Queen Breast from Pioneer-Products.com

reviewed by on Fri 20 Feb 2009

The very instant my Queen Breast from Pioneer-Products.com arrived, I Twittered the fact. I firmly believe that the world needs to know when one receives a breast via post.

“But what do you do with it?” asked Essin’ Em when she saw my Tweet, and I’ll admit that I was momentarily stumped. So we pondered together the erotic and not-so-erotic activities possible with a giant silicone titty. The list is as follows:

  • squeeze like giant stress ball while pondering the economy
  • prop open a door
  • weight down a stack of important papers
  • use as a sexy bookend
  • dress up as Eccentrica Gallumbits for Halloween
  • stick nipple up ass; bounce gently
  • play catch with friends
  • squeeze so that one bit protrudes; yell “It is not a tu-mah.
  • fuck it (even better if you have two)
  • substitute as surprise “snowball” during fight

The product is absolutely brilliant from a tactile perspective, at least if you enjoy enormous boobies. Weighing in at a sturdy three pounds — three pounds! — this treasure feels realistically firm, with smooth silicone “skin” and a large pinkish-brown nipple.
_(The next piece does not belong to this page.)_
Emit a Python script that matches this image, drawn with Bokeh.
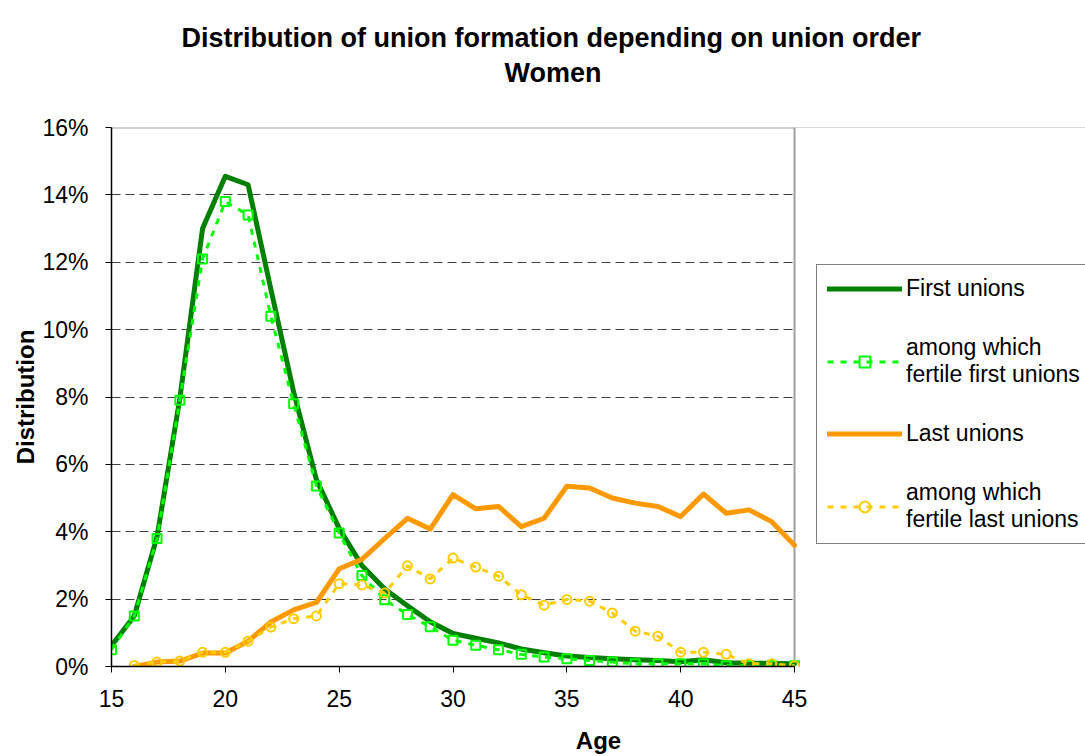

I gave it to my friend to hold. He pinched the nipple. “Just a little too squishy,” he pronounced, and then we both poked and prodded at it as it sat on my kitchen counter. Before long we discovered two things about the Queen Breast: The nipple-paint will eventually begin to rub away, and it can be dribbled like an amorphous basketball. I now can say with complete confidence that one’s life is incomplete until one has dribbled a huge disembodied breast on one’s kitchen counter. Word.

Next my friend and I tested the sturdiness of the Queen Breast by dropping it from a height. Try as we might we could not affect the Breast’s structural integrity. And it was wild to see it spread out and then instantly snap back into shape. I wished (not for the first time and most assuredly not the last) for a high-speed video camera.

But is the Queen Breast functional from an orgasmic perspective? I procured for myself a friend with a hard cock and some lube and we set to work. Unfortunately, we didn’t get much accomplished beside giggling as we attempted to encase his cock in the Queen Breast. It’s just too heavy and squishy to fuck alone. You really need a pair if you’re aiming for titty-sex.

My conclusion? The Queen Breast is a hoot. I’m absolutely certain that it’ll give me years of riotous fun. But it’s not particularly orgasmic.